First, nothing will dominate more than the cost of the boat. Not just the purchase price, but the maintenance and repair costs. We think the rule of thumb estimate that it costs 10% of the boat value for maintenance and repair is a very rough number. If you buy a 60 year old, 60 foot wooden hull for $15,000, you will for sure spend more than $1,500 a year in maintenance and repairs. On the flip side, we have a three year old, solidly built boat, and we spend nowhere close to 10% of our purchase price on maintenance and repair.
The older the boat, the more likely you will need to spend on maintenance & repairs. That means you need to increase your boat cost budget for each and every year you plan to be out. We can attest that Kosmos does cost money to keep, but once again, at three years old we still haven’t hit the 10% mark.
What tends to go wrong on boats is fairly predictable, as are the maintenance needs. You should be able to realistically figure out what your boat will need over time and plan accordingly. Also remember that outside the US, boat parts are generally VERY expensive, so if you will be cruising outside the US, quadruple the estimated cost of each part.
The cost of insurance is directly tied to your boat, as well (see FAQ #26).
Likewise, the amount of fuel you will use is directly tied to your boat. The more fuel your boat burns, the more the fuel cost. We used about 11,800 gallons of fuel. On a 47, we probably would have used more like 17,000 gallons of fuel. Your route and generator use also impact fuel costs. How many miles is your route? Do you have a lot of goodies on board that use power, and will thus need to run the generator often?

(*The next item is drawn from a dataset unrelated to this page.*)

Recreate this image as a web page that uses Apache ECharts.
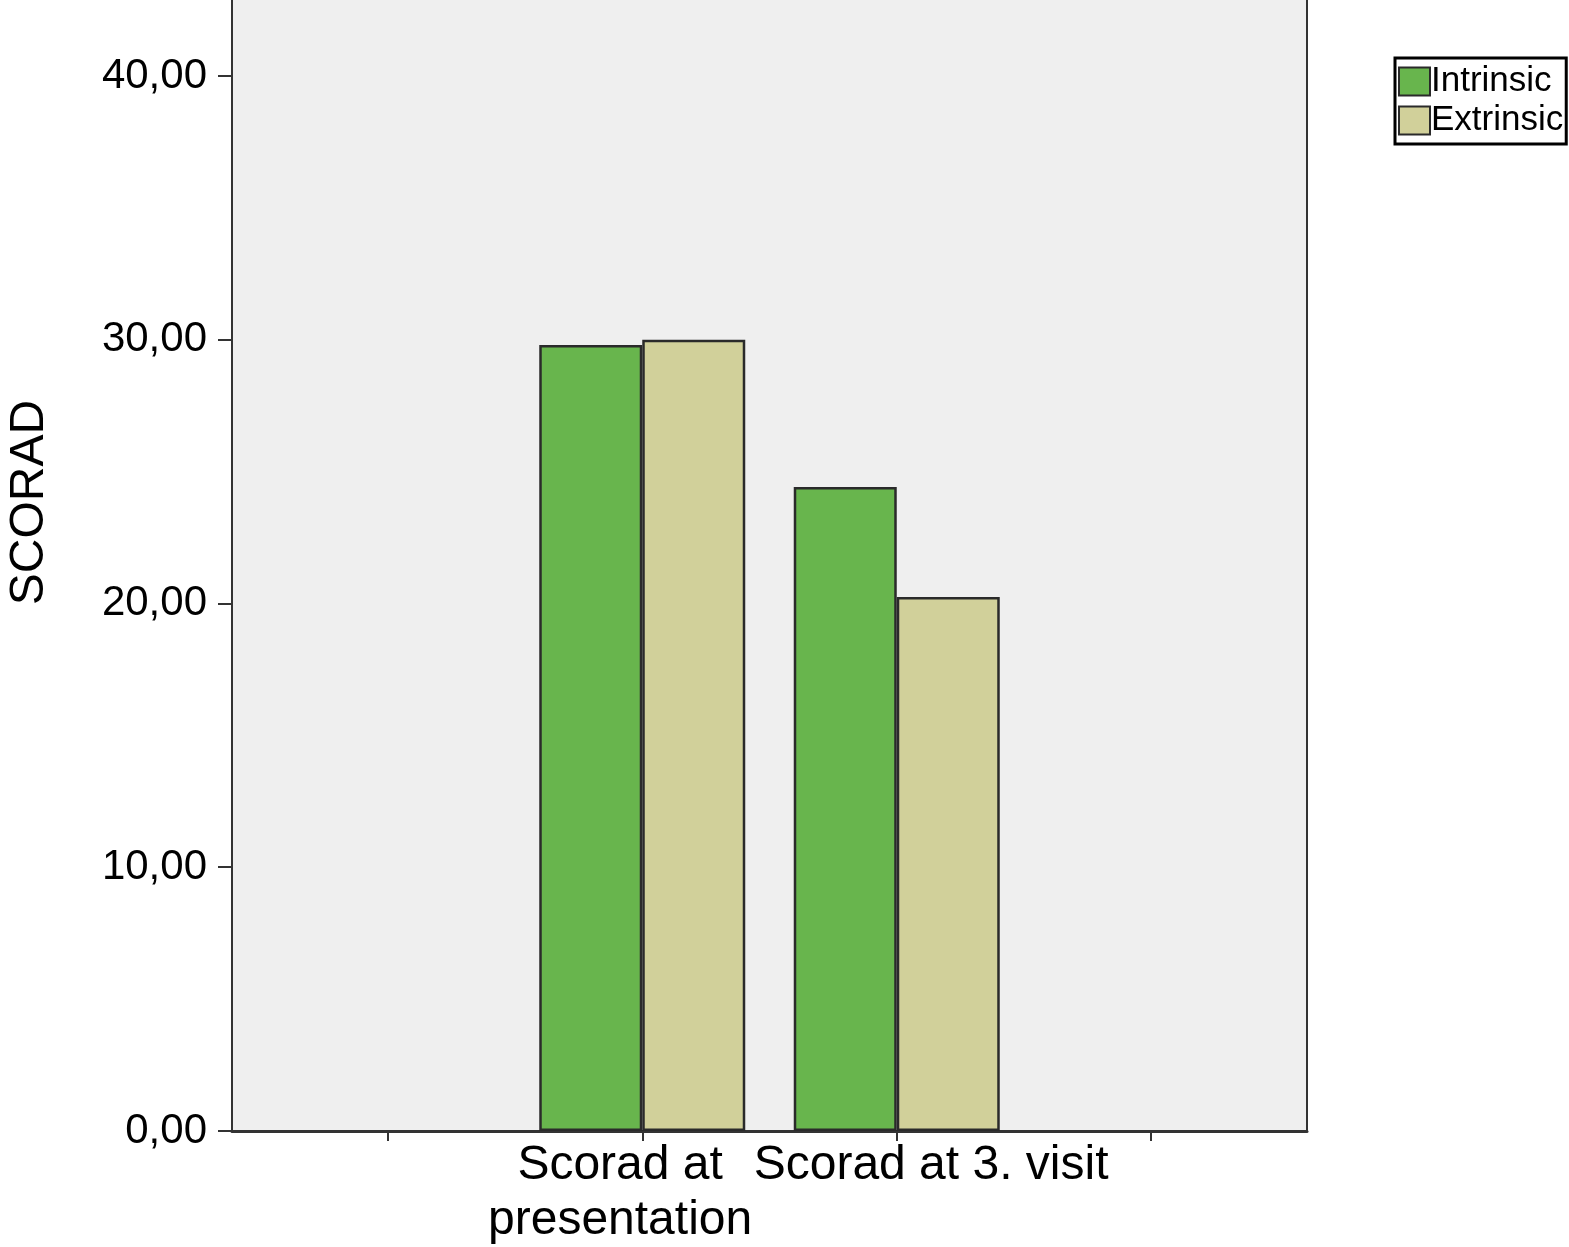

While amount of fuel can be predictably gauged, fuel cost is more of a wild card. Fuel prices are volatile. We saw fuel increase in price by about 100%. And, fuel prices also vary from country to country, so today fuel prices will be X in the US today but Y in Oman today. So, once again, the route you choose will affect what you pay for fuel.

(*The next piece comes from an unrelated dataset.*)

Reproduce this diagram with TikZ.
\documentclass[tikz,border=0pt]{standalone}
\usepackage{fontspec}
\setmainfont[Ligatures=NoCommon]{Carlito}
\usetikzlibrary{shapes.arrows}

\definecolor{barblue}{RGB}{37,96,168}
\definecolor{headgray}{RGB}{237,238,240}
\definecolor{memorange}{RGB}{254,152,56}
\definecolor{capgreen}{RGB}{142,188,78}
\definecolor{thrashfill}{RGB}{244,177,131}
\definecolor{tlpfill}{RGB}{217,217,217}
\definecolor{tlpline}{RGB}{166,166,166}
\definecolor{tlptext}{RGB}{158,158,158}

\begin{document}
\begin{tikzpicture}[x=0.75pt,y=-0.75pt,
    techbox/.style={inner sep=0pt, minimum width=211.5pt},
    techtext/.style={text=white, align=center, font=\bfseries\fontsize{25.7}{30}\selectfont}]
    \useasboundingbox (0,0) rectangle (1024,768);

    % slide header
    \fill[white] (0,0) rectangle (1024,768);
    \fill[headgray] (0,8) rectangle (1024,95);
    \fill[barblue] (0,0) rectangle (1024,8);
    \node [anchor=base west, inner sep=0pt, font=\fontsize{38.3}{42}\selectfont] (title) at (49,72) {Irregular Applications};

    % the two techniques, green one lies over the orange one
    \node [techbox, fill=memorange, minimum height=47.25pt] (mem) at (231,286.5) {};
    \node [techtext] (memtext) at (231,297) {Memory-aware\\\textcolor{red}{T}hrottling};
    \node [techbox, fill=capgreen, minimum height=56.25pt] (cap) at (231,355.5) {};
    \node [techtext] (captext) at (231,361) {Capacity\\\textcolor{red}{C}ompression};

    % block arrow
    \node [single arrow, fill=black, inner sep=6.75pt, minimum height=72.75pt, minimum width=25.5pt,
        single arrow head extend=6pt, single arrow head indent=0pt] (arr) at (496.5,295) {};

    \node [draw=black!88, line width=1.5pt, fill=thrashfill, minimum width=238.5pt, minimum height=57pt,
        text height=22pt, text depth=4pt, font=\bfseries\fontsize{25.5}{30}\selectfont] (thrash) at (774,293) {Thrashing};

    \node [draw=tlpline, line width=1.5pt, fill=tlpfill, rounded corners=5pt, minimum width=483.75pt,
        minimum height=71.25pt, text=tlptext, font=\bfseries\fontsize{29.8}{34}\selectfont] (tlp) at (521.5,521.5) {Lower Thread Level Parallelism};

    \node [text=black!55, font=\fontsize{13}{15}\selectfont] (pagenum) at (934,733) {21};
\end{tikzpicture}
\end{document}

Another wild card is the exchange rates. Sometimes it can work in your favor, sometimes not. For example, we saw the Euro go from 1:1 to 1:1.6 while we were out. We were unlucky in that regard world wide.
Costs vary drastically based on where you choose to cruise, which once again goes back to route planning. Some countries are cheap. Some are very expensive. We can only tell you which countries are cheap or expensive, you have to decide how much time you want to spend at each spot.

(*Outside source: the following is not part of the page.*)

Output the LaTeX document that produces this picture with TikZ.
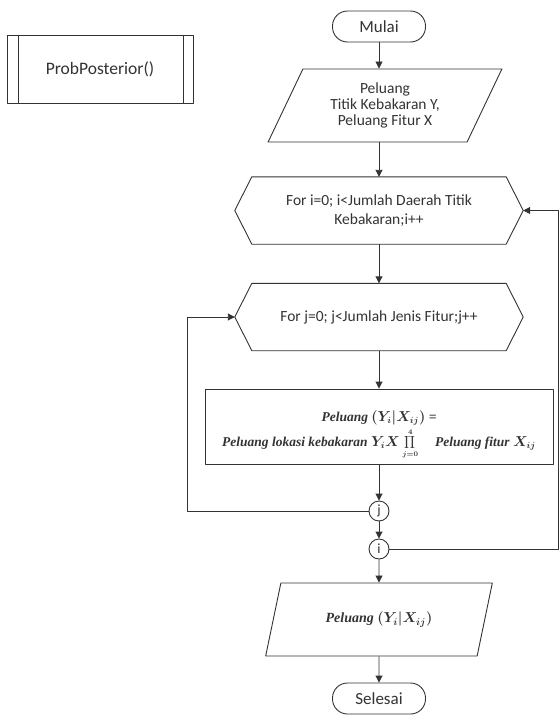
\documentclass[tikz,border=0pt]{standalone}
\usepackage{fontspec}
\setmainfont{Carlito}
\newfontfamily\formfont{Liberation Serif}
\usetikzlibrary{shapes.geometric,arrows.meta}

\newcommand{\hexout}[2]{\draw[flowline] (#1.north west) -- (#1.north east) -- ([xshift=#2]#1.east) coordinate (#1-e) -- (#1.south east) -- (#1.south west) -- ([xshift=-#2]#1.west) coordinate (#1-w) -- cycle;}
\newcommand{\smallprod}{\mathop{\scalebox{0.85}{$\displaystyle\prod$}}\limits_{\scriptscriptstyle j=0}^{\scriptscriptstyle 4}}

\begin{document}
\begin{tikzpicture}[x=1pt, y=-1pt, line join=round, >={Triangle[length=7pt,width=7pt]},
	flowline/.style={draw=black!80, line width=0.9pt},
	terminal/.style={flowline, rounded corners=15pt, minimum width=93, minimum height=31, inner sep=0pt, text=black!80, font=\fontsize{17}{20}\selectfont},
	subbox/.style={flowline, minimum width=186, minimum height=68, text=black!80, font=\fontsize{17.5}{20}\selectfont},
	iobox/.style={flowline, trapezium, trapezium stretches=true, minimum height=73, align=center, inner sep=0pt, text=black!80},
	loopbox/.style={rectangle, minimum width=254, minimum height=67, align=center, inner sep=0pt, text=black!80, font=\fontsize{15.5}{19}\selectfont},
	procbox/.style={flowline, minimum width=348, minimum height=75},
	formula/.style={anchor=base, inner sep=0pt, text=black!80, font=\fontsize{13.5}{16}\selectfont\formfont\bfseries\itshape\boldmath},
	conn/.style={flowline, circle, minimum size=20, inner sep=0pt, text=black!80, font=\fontsize{14}{16}\selectfont}]
	\useasboundingbox (0,0) rectangle (559,715);
	
	\node[subbox] (sub) at (100,69) {ProbPosterior()};
	\draw[flowline] ([xshift=12]sub.north west) -- ([xshift=12]sub.south west)
	([xshift=-10]sub.north east) -- ([xshift=-10]sub.south east);
	
	\node[terminal] (mulai) at (379,26.5) {Mulai};
	\node[iobox, trapezium left angle=63, trapezium right angle=117, minimum width=234,
	font=\fontsize{15.5}{16}\selectfont] (peluang) at (385,105.5) {Peluang\\Titik Kebakaran Y,\\Peluang Fitur X};
	\node[loopbox] (for1) at (379,210.5) {For i=0; i<Jumlah Daerah Titik\\Kebakaran;i++};
	\hexout{for1}{17}
	\node[loopbox] (for2) at (379,317) {For j=0; j<Jumlah Jenis Fitur;j++};
	\hexout{for2}{17}
	\node[procbox] (proses) at (379,426.5) {};
	\path (proses.center) ++(0,-5.5) node[formula] (rumus1) {Peluang $(Y_i|X_{ij})$ =}
	(proses.center) ++(0,19.5) node[formula] (rumus2) {Peluang lokasi kebakaran $Y_i X \smallprod$ \quad Peluang fitur $X_{ij}$};
	\node[conn] (j) at (379,511) {j};
	\node[conn] (i) at (379,549) {i};
	\node[iobox, trapezium left angle=61, trapezium right angle=119, minimum width=227,
	font=\fontsize{14}{16}\selectfont\formfont\bfseries\itshape\boldmath] (out) at (379,619.5) {Peluang $(Y_i|X_{ij})$};
	\node[terminal] (selesai) at (379,698.5) {Selesai};
	
	\path (187,0) coordinate (lx) (558,0) coordinate (rx);
	
	\draw[flowline,->] (mulai) -- (mulai.south |- peluang.north);
	\draw[flowline,->] (mulai.south |- peluang.south) -- (for1);
	\draw[flowline,->] (for1) -- (for2);
	\draw[flowline,->] (for2) -- (proses.north);
	\draw[flowline,->] (proses) -- (j);
	\draw[flowline,->] (j) -- (i);
	\draw[flowline,->] (i) -- (out);
	\draw[flowline,->] (out) -- (selesai);
	\draw[flowline,->] (j.west) -- (j.west -| lx) |- (for2-w);
	\draw[flowline,->] (i.east) -- (i.east -| rx) |- (for1-e);
\end{tikzpicture}
\end{document}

Likewise, how you choose to travel makes all the difference. If you choose to stay in anchorages, cook food aboard, stick with inexpensive locally produced foods, and don’t partake in a lot of activities that cost money, your budget will go a lllooonnnggg way. But, if you want to stay in a marina, rent a car to go to a cool tourist spot, pay for the tourist activity, and then eat out three meals because you were away from the boat all day and couldn’t cook, you could easily rack up $300 per day.
The best advice we can offer is to do research. Research the boat you want and the realistic problems you can expect. Research where you want to go and what realistic costs are. Remember your lifestyle isn’t going to change. If you like to eat out now, you’ll still like to eat out while traveling. If you like nicer things now, you’ll like nicer things traveling. If you drink heavily now, you will drink twice as much while traveling (maybe more) and booze is usually disproportionately expensive in most countries. If you think you are going to live a much more meager life while traveling than you do at home, think again. Chances are you will be unhappy if you try to drastically cut your lifestyle down too much.
Always estimate high on costs, and then pad your budget by 25%. We used every penny we had budgeted, pad and all, and then some. But, we also had the attitude that we only had two years of a “break from life” before we would go back to work and make more money, so we made the most of the time we had, including springing for tours, eating out, and other activities many cruisers choose to skip. Had we been more frugal, we probably would have had some money left. It is all about personal choices.